Popular Science has an evidence-based reason for shutting down its comment section

Disincentive for Popular Science, perhaps. But, let’s be clear: The problem is not, as Popular Science seems to think, the peoples’ desire to debate the science articles; the problem is two-fold: (1) the failure by our university system to teach people how to think critically about scientific theories; and (2) the failure of the comments board paradigm to elicit wisdom from the crowd. I mean, the notion of a blank page which people type text into should be assumed to support the existing theory in every case; the only wisdom people will be willing to spend the time to read will be slight annotations to the article. Any real idea in science takes a bit of explaining. What this means is that the current comments technology simply filters out those ideas which start from an alternative worldview (which would require a bit more explaining).

We now have graphical information technologies like deep zoom. I don’t quite get why we are not graphically mapping out these worldviews, models and concepts. We could use topic modeling to help the system automatically identify where to place conversations, and to flag to moderators conversations which stray from topic. We can use deep zooming to make good ideas and dialogue physically bigger than bad ideas.

It’s not that we cannot solve this problem. The technology is all there. The problem for the public is the culture of one-way communication which appears now rampant in our graduate programs, and which is apparently obstructing education reform in our science programs.

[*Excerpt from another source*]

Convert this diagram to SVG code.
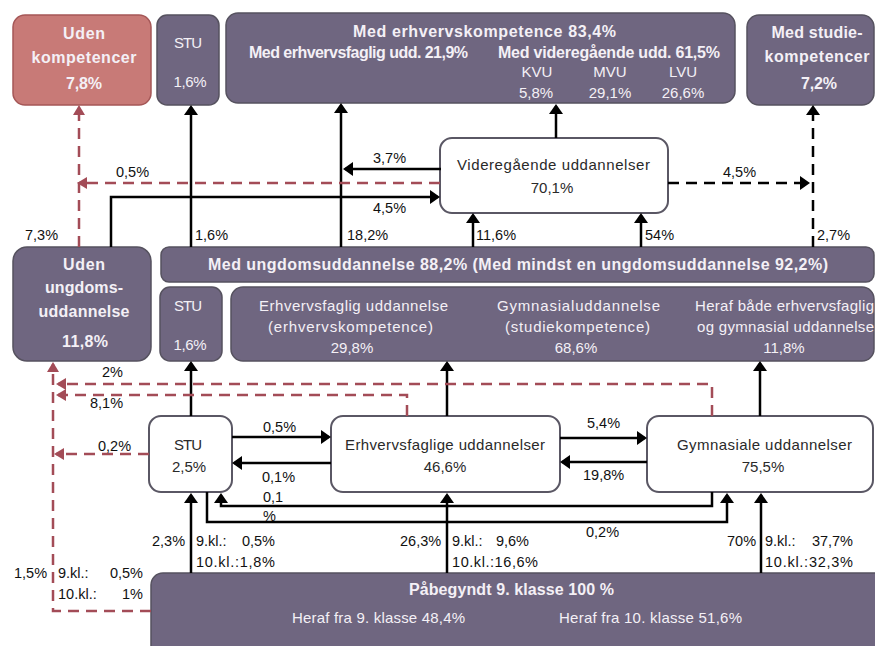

We will not achieve unification in physics, by pure chance, with a university system which is more fundamentally designed to create ideologically-disciplined thinkers mostly destined for corporate jobs. The big questions in science will remain elusive to that sort of educational system.

The public has to make a choice of sorts: Do we really care about making our theories better? Because if we do, the first step is to teach students how to properly be critical of the existing theories. And that would require that grad students not be weeded out of the graduate programs for ideological disagreements.